Sat, 07 Aug 1999

Recycling business keeps on going

By Joko Sarwono

BOGOR (JP): Crisis? What crisis?

While most people are lamenting about slow business or losing their jobs, three small-time entrepreneurs, Muslim, 48, Herman, 39, and Caca, 28, are boasting higher turnover and more work for friends or neighbors.

Their businesses have one thing in common: they are based on the concept of recycling. And they chose the depressed auto spare parts and components of all the industries opened to them.

Prices for auto supply parts and components, which are mostly imported, have soared along with the plunge in the rupiah in the last two years.

Recycling secondhand products or industrial waste, on the other hand, is immune from the volatile currency market. Their success, as the ensuing story of these three entrepreneurs shows, relies on the entrepreneurship of the owners.
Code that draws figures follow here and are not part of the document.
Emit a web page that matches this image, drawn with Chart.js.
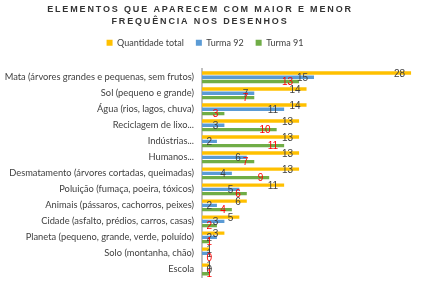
<!DOCTYPE html>
<html><head><meta charset="utf-8">
<script src="https://cdn.jsdelivr.net/npm/chart.js@4/dist/chart.umd.min.js"></script>
<style>html,body{margin:0;padding:0;background:#fff}#wrap{width:429px;height:291px;position:relative}</style>
</head><body><div id="wrap"><canvas id="c"></canvas></div>
<script>
const categories = [
  'Mata (árvores grandes e pequenas, sem frutos)',
  'Sol (pequeno e grande)',
  'Água (rios, lagos, chuva)',
  'Reciclagem de lixo...',
  'Indústrias...',
  'Humanos...',
  'Desmatamento (árvores cortadas, queimadas)',
  'Poluição (fumaça, poeira, tóxicos)',
  'Animais (pássaros, cachorros, peixes)',
  'Cidade (asfalto, prédios, carros, casas)',
  'Planeta (pequeno, grande, verde, poluído)',
  'Solo (montanha, chão)',
  'Escola'
];
const quantidadeTotal = [28, 14, 14, 13, 13, 13, 13, 11, 6, 5, 3, 1, 1];
const turma92 = [15, 7, 11, 3, 2, 6, 4, 5, 2, 3, 2, 1, 0];
const turma91 = [13, 7, 3, 10, 11, 7, 9, 6, 4, 2, 1, 0, 1];
const seriesNames = ['Quantidade total', 'Turma 92', 'Turma 91'];
const titleLines = ['ELEMENTOS QUE APARECEM COM MAIOR E MENOR', 'FREQUÊNCIA NOS DESENHOS'];

const seriesColors = ['#FFC000', '#5B9BD5', '#70AD47'];
const labelColors = ['#404040', '#404040', '#FF0000'];

const valueLabels = {
  id: 'valueLabels',
  afterDatasetsDraw(chart) {
    const ctx = chart.ctx;
    const base = chart.scales.x.getPixelForValue(0);
    ctx.save();
    ctx.font = '10px "Liberation Sans"';
    ctx.textAlign = 'right';
    ctx.textBaseline = 'middle';
    chart.data.datasets.forEach((ds, i) => {
      const meta = chart.getDatasetMeta(i);
      meta.data.forEach((bar, j) => {
        const v = ds.data[j];
        const right = Math.max(bar.x - 6, base + 10);
        ctx.fillStyle = labelColors[i];
        ctx.fillText(String(v), right, bar.y + 1);
      });
    });
    ctx.restore();
  }
};

const shiftBoxes = {
  id: 'shiftBoxes',
  beforeUpdate(chart) {
    const lg = chart.legend;
    if (lg && !lg._fitWrapped) {
      const origFit = lg.fit.bind(lg);
      lg.fit = function () {
        origFit();
        this.height += 11;
        this.bottom = this.top + this.height;
      };
      lg._fitWrapped = true;
    }
  },
  beforeDraw(chart) {
    const tb = chart.titleBlock;
    if (tb && !tb._wrapped) {
      const orig = tb.draw.bind(tb);
      tb.draw = function () {
        const c = chart.ctx;
        c.save();
        c.letterSpacing = '1.85px';
        c.translate(-13, 0);
        orig.apply(null, arguments);
        c.restore();
      };
      tb._wrapped = true;
    }
    const lg = chart.legend;
    if (lg && !lg._wrapped) {
      const origL = lg.draw.bind(lg);
      lg.draw = function () {
        const c = chart.ctx;
        c.save();
        c.translate(-8, -1);
        origL.apply(null, arguments);
        c.restore();
      };
      lg._wrapped = true;
    }
  }
};

new Chart(document.getElementById('c'), {
  type: 'bar',
  data: {
    labels: categories,
    datasets: [
      { label: seriesNames[0], data: quantidadeTotal, backgroundColor: seriesColors[0] },
      { label: seriesNames[1], data: turma92, backgroundColor: seriesColors[1] },
      { label: seriesNames[2], data: turma91, backgroundColor: seriesColors[2] }
    ]
  },
  options: {
    indexAxis: 'y',
    responsive: true,
    maintainAspectRatio: false,
    animation: false,
    layout: { padding: { left: 0, right: 3, top: 0, bottom: 10 } },
    datasets: { bar: { categoryPercentage: 0.8, barPercentage: 0.8 } },
    plugins: {
      title: {
        display: true,
        text: titleLines,
        color: '#333333',
        font: { family: '"Liberation Sans"', size: 9, weight: 'bold', lineHeight: 1.35 },
        padding: { top: 3, bottom: 0 }
      },
      legend: {
        display: true,
        labels: {
          color: '#404040',
          font: { family: 'Lato', size: 9 },
          boxWidth: 6, boxHeight: 6,
          padding: 12
        }
      },
      tooltip: { enabled: false }
    },
    scales: {
      x: { display: false, min: 0, max: 30 },
      y: {
        grid: { display: false, drawTicks: false },
        border: { display: true, color: '#C0C0C0', width: 2 },
        ticks: { color: '#404040', font: { family: 'Lato', size: 9.3 }, padding: 8, autoSkip: false },
        afterFit(scale) { scale.width = 202; }
      }
    }
  },
  plugins: [valueLabels, shiftBoxes]
});
</script>
</body></html>
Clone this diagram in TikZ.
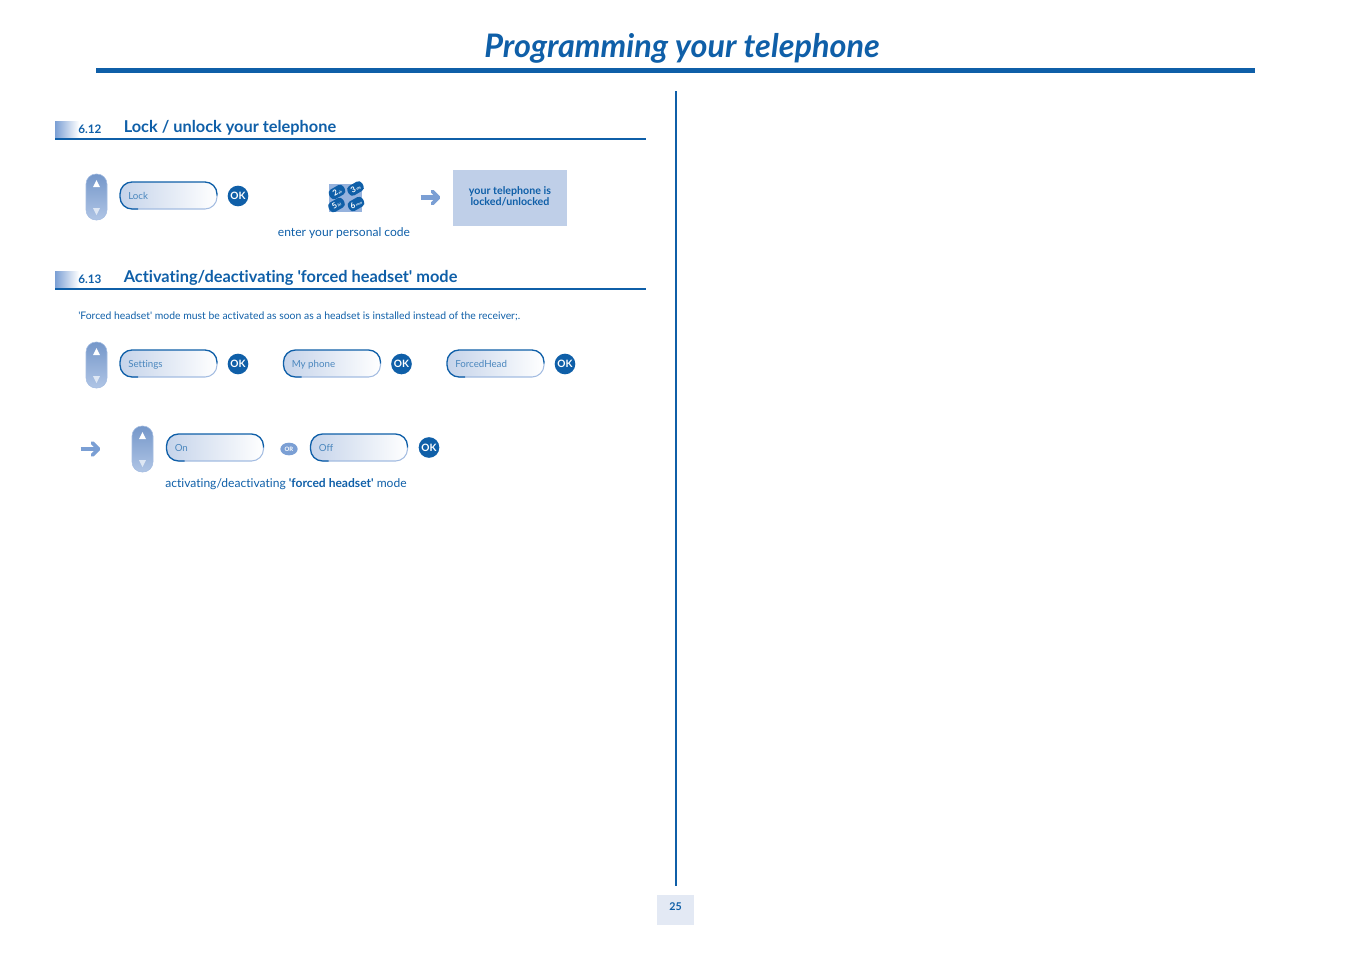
\documentclass[tikz,border=0pt]{standalone}
\usepackage{fontspec}
\setmainfont[Ligatures={NoCommon}]{Lato}
\setsansfont[Ligatures={NoCommon}]{Lato}
\usetikzlibrary{arrows.meta,positioning,shapes.geometric}
\definecolor{phoneblue}{HTML}{0F5FA8}
\definecolor{softblue}{HTML}{7B9FD4}
\definecolor{boxblue}{HTML}{BFCFE8}
\definecolor{pageblue}{HTML}{E3E9F4}
\newcommand{\sq}{\textquotesingle}
\tikzset{
	bodytext/.style={text=phoneblue, inner sep=0, anchor=west, font=\fontsize{9.05}{10}\selectfont},
	headtext/.style={text=phoneblue, inner sep=0, anchor=west, font=\fontsize{12.25}{14}\selectfont\bfseries},
	numtext/.style={text=phoneblue, inner sep=0, anchor=west, font=\fontsize{8.8}{10}\selectfont\bfseries},
	pilltext/.style={text=phoneblue!75, inner sep=0, anchor=west, text height=5.2pt, text depth=0.6pt, font=\fontsize{7.3}{8}\selectfont\sffamily},
	okbutton/.style={circle, fill=phoneblue, minimum size=15.5pt, inner sep=0, text=white, font=\fontsize{7.6}{8}\selectfont\bfseries},
	keycap/.style={rounded corners=3pt, fill=phoneblue, minimum width=12.5pt, minimum height=8pt, inner sep=0, rotate=30, text=white, font=\fontsize{6}{6}\selectfont\bfseries},
	pics/scroller/.style={code={
		\shade[top color=softblue!95!black, bottom color=softblue!60, rounded corners=7.5pt, draw=softblue!70] (-10.5,-23) rectangle (10.5,23);
		\fill[white] (-3.5,-10) -- (3.5,-10) -- (0,-17) -- cycle;
		\fill[white!75!softblue] (-3.5,11) -- (3.5,11) -- (0,18) -- cycle;
	}},
	pics/pill/.style={code={
		\shade[left color=boxblue!90, right color=white, rounded corners=9pt] (0,0) rectangle (97,27);
		\draw[softblue!70, line width=0.8pt, rounded corners=9pt] (12,27) -- (97,27) -- (97,13.5);
		\draw[phoneblue, line width=1pt, rounded corners=9pt] (18,27) -- (0,27) -- (0,0) -- (97,0) -- (97,13.5);
	}},
	pics/arrowicon/.style={code={
		\draw[softblue, line width=3.2pt] (-10,0) -- (7,0);
		\draw[softblue, line width=2.8pt, line cap=round, line join=round] (2,-6) -- (8,0) -- (2,6);
	}}
}
\begin{document}
\begin{tikzpicture}[x=0.75pt,y=-0.75pt]
	\useasboundingbox (0,0) rectangle (1351,954);
	% page head
	\node[text=phoneblue, inner sep=0, font=\fontsize{24.3}{28}\selectfont\bfseries\itshape] (title) at (682,48.5){Programming your telephone};
	\fill[phoneblue] (96,68) rectangle (1255,73);
	\fill[phoneblue] (675,91) rectangle (677,886);
	\node[fill=pageblue, minimum width=27.75pt, minimum height=22.5pt, inner sep=0] (page) at (675.5,910){};
	\node[text=phoneblue, inner sep=0, font=\fontsize{8}{9}\selectfont\bfseries] (pagenum) at (675.5,906.5){25};
	% section heads
	\foreach \y/\N/\T in {121/6.12/{Lock / unlock your telephone},271/6.13/{Activating/deactivating \sq forced headset\sq{} mode}}
		{
			\shade[left color=softblue, right color=white] (55,\y) rectangle (79,\y+17);
			\fill[phoneblue] (55,\y+17) rectangle (646,\y+19);
			\node[numtext] () at (78,\y+8){\N};
			\node[headtext] () at (123.5,\y+7){\T};
		}
	% lock
	\pic at (96.5,197) {scroller};
	\pic at (120,182) {pill};
	\node[pilltext] (lock) at (128,196){Lock};
	\node[okbutton] (oklock) at (238,196){OK};
	\fill[softblue!80] (329,184) rectangle (362,212);
	\foreach \x/\y/\K/\L in {337/192/2/ab,355.5/188.5/3/def,336.5/205/5/jkl,356/204/6/mno}
		{
			\node[keycap] (key\K) at (\x,\y){\K\fontsize{2.6}{3}\selectfont\,\L};
		}
	\node[bodytext, anchor=center] (code) at (344,233){enter your personal code};
	\pic at (430.5,197.5) {arrowicon};
	\node[fill=boxblue, minimum width=85.5pt, minimum height=42pt, inner sep=0] (status) at (510,198){};
	\node[text=phoneblue, align=center, inner sep=0, font=\fontsize{8}{8.2}\selectfont\bfseries] (statustext) at (510,196){your telephone is\\locked/unlocked};
	% forced headset
	\node[bodytext, font=\fontsize{7.8}{9}\selectfont] (note) at (78,316.5){\sq Forced headset\sq{} mode must be activated as soon as a headset is installed instead of the receiver;.};
	\pic at (96.5,365) {scroller};
	\foreach \x/\T/\n in {120/Settings/settings,283.5/My phone/myphone,447/ForcedHead/forced}
		{
			\pic at (\x,350) {pill};
			\node[pilltext] (\n) at (\x+8,364){\T};
			\node[okbutton] (ok\n) at (\x+118,364){OK};
		}
	\pic at (90.5,449) {arrowicon};
	\pic at (142.5,449) {scroller};
	\pic at (166.5,434) {pill};
	\node[pilltext] (on) at (174.5,448){On};
	\node[fill=softblue, ellipse, minimum width=13pt, minimum height=9.5pt, inner sep=0, text=white, font=\fontsize{4.5}{5}\selectfont\bfseries] (or) at (289,449){OR};
	\pic at (310.5,434) {pill};
	\node[pilltext] (off) at (318.5,448){Off};
	\node[okbutton] (okoff) at (429,447.5){OK};
	\node[bodytext] (mode) at (165,484){activating/deactivating \textbf{\sq forced headset\sq} mode};
\end{tikzpicture}
\end{document}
Muslim supplies refurbished clutch discs and clutch covers, two auto components, which, because they have a short life cycle, are in constant demand.

With the soaring prices of new products, many car owners, particularly public bus and transit van owners, have turned to alternatives, and this is where Muslim fits in.

"My monthly turnover reaches Rp 100 million (US$14,510) from Rp 60 to Rp 70 million before the crisis," Muslim recounted.

"I have recruited 14 more workers and now employ 46 people," said the man whose highest formal education was third grade of junior high school.

Although he did not need really need the extra workers, he hired them anyway because they were his neighbors. "I'm really just sharing the pie with them."

He has been able to give his workers pay increases, a luxury that few other companies in the country can afford today.

Muslim started this line of business in Jakarta in 1982 and moved to Bogor in 1987.

Regular customers

What he essentially does is refurbish used auto components as best as he can so that they can be reused.

Qualitywise, they would be about 20 to 30 percent inferior to new ones, but pricewise they are competitive, he claimed.

"A new Suzuki Carry minibus's clutch disc could cost you up to Rp 145,000. I can sell one for Rp 60,000," he said.

Among Muslim's regular customers are owners of angkot, the public transit vans in Bogor, and some local shops selling car parts and components. "I also get visitors from Setya Bhakti, Bianglala and Alinda," he said, referring to three major intercity bus companies.

"The automotive parts business is very promising," he said.

Muslim decided, however, to concentrate in refurbishing the two components, which, he said, have the shortest life cycle.

Herman, who sells secondhand auto parts from a kiosk in Merdeka Market, also attested to the growing demand for such products.

Some buyers are not too fussy about quality and they would buy anything as long as it fits, said Herman, who acquires most of what he sells in his shop by salvaging parts from car wreckages.

"Now I get 10 to 25 customers each day coming to the shop. Before the crisis, I would be lucky to get five," Herman said.

In those days, the gap between the secondhand and new product market, with most people preferring to buy new, was not so much. Now, with new auto parts 300 percent more expensive, many transit van owners are looking for cheaper alternatives, he said.

The brisk business means that Herman has to make weekly trips instead of monthly ones to car dump sites. His favorite hunting ground is Depok.

Herman resisted the temptation of charging higher profit margins. "My customers are angkot owners or drivers. I know how hard their business is today," he said, adding that he was making reasonable profit through a higher turnover.

"I used to make a profit of Rp 1 million a month, and now I'm making Rp 2.4 million," he said.

Customers speak

What do his customers say?

M. Isak, secretary of the Bogor Public Land Transportation Agency, said people rely on luck when they buy secondhand auto parts.

"You could be lucky and get a good one for cheap. But you could be unlucky and get a real dud. Then, you have to go back to the shop and try another one," Isak said.

Caca's 12-year-old business is recycling rubber waste from auto tire companies into car accessories, like window seals and mats. Some would also be usable for shoe soles.

What she and her husband, Hasannudin, 35, do is collect waste from major tire companies like Good Year, Intirub, Gadjah Tunggal, Bridgestone and Continental.

They then employ their neighbors to remove tire chords and wires from the waste and they are paid Rp 1,000 for every kilogram of rubber they collect. The rubber waste is then reprocessed into various products.

"I can sell my products at half the price of the real thing," Caca boasted.

She has also added seven new regular buyers for her products to bring the total to 10. "Now, whatever I produce is sold immediately," said the mother of three.

"My monthly turnover is now Rp 300 million, twice the precrisis level," she said.